Microsoft Develops AI System That Generates Realistic Talking Face Animations

Microsoft's VASA-1 AI app can generate highly realistic talking face animations from a single image and audio, raising concerns about deepfakes and misinformation, but Microsoft is committed to ethical AI practices and not releasing it publicly.

Bijay Laxmi

20 Apr 2024 02:34 EST

Updated On 20 Apr 2024 12:04 EST

New Update

Microsoft Develops AI System That Generates Realistic Talking Face Animations

Microsoft Research Asia has developed an AI app called VASA-1 that can generate highly realistic talking face animations from a single still image and an audio clip. The system accurately synchronizes lip movements, facial expressions, and head motions with the provided audio, creating lifelike videos that blur the lines between reality and AI-generated content.

VASA-1 uses a sophisticated diffusion-based model operating within a latent space for faces to orchestrate a multitude of facial dynamics. The core innovations include holistic facial dynamics, a head movement generation model, and an expressive disentangled face latent space. After training on a dataset of around 6,000 real-life talking faces, the system can generate high-quality 512x512 pixel videos at up to 45 frames per second with low latency, enabling AI tools to convert videos of people into real-time interactions with lifelike avatars.

Microsoft has demonstrated VASA-1's capabilities through various examples, including an animated rendition of the Mona Lisa rapping and making artistic photos sing and talk in non-English languages. "VASA-1 can generate 512x512 resolution videos at up to 45 frames per second, with an initial latency of 170ms," the researchers stated. The model also allows users to adjust features like head movements and gaze direction.

Why this matters: While VASA-1 represents a significant advancement in AI's ability to manipulate visual media, the technology also raises concerns about the potential for deepfakes and misinformation in a new era.
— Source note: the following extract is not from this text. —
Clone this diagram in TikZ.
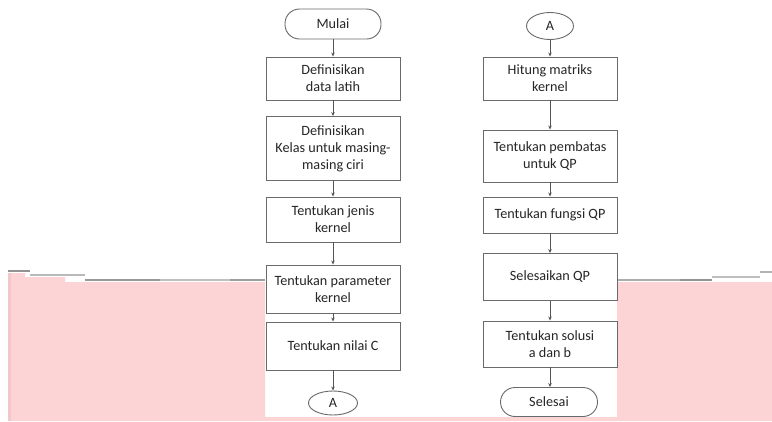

The rapid progress in AI capabilities, fueled by vast resources on the internet, is raising questions about the regulation of these powerful tools, which could be misused by hackers and bad actors.
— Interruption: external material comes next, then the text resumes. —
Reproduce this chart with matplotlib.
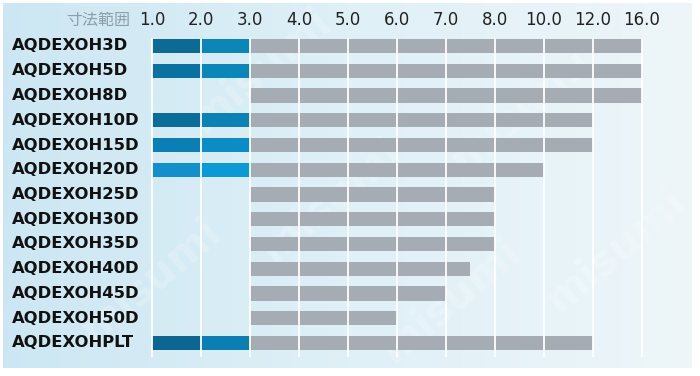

Despite the impressive results, Microsoft acknowledges that the videos generated by VASA-1 still contain identifiable artifacts and there is a gap in achieving the authenticity of real videos. The company has decided not to release VASA-1 to the public at this time, citing a commitment to ethical AI practices and concerns about potential misuse for impersonation. "We are opposed to any behavior that creates misleading or harmful content of real persons and are interested in applying the technique for advancing forgery detection," Microsoft stated.

While VASA-1 has potential applications in fields like communication, education, and healthcare, Microsoft faces the challenge of balancing innovation with responsible development to harness the technology's benefits while mitigating the risks. The company is partnering with G42 to make VASA-1 and other groundbreaking AI technologies more accessible and culturally relevant on a global scale, heralding a new era of human-AI interaction, but emphasizes the need for proper regulations and safeguards against misuse.

Key Takeaways

Microsoft developed VASA-1, an AI app that generates realistic talking face animations.
VASA-1 uses a diffusion-based model to synchronize facial dynamics with audio.
VASA-1 can generate 512x512 videos at 45 fps with low latency.
VASA-1 raises concerns about deepfakes and misinformation, leading Microsoft to withhold public release.
Microsoft aims to balance VASA-1's innovation with responsible development and global accessibility.